State agencies, including the highway patrol, wouldn’t be publishing information for the public in their HTML code if they thought that website HTML code was private and confidential, Sableman said.
“All due respect to the governor, he has absolutely totally mistaken when he calls looking at HTML code hacking,” Sableman said. “It is not.”
Anyone anywhere could have gained the same access, Whitehouse said.
“He didn’t break into the system, he accessed data that was already there,” she said.
Whitehouse said people usually think about journalists being subpoenaed because they gain access to information the government wants. Then, they might be held in contempt because they refuse to give a source.
“That a journalist would be accused of this, that anyone would be accused of this, this is anyone being accused of using data the government made available is ridiculous because the journalist is being punished, in this case, because the journalists embarrassed the governor,” Whitehouse said. “It is unacceptable.”

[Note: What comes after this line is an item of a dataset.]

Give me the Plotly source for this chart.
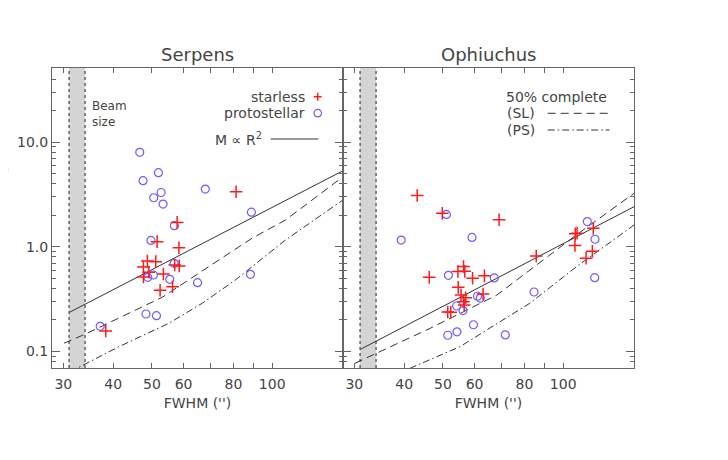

She said it is a bizarre claim.
“It is hard to say what it means for journalism as a whole,” Whitehouse said. “It is a governor who feels like he can lash out at someone who has embarrassed him. In a way, yes it is certainly a part of an anti-media climate, but at this point it is a direct response of saying: ‘hey, I don’t like the way you made me look, so I’m going to throw a criminal action against you.’ There is nothing valid in this. It is such a convoluted situation, that it is hard to see what the ramifications might be.”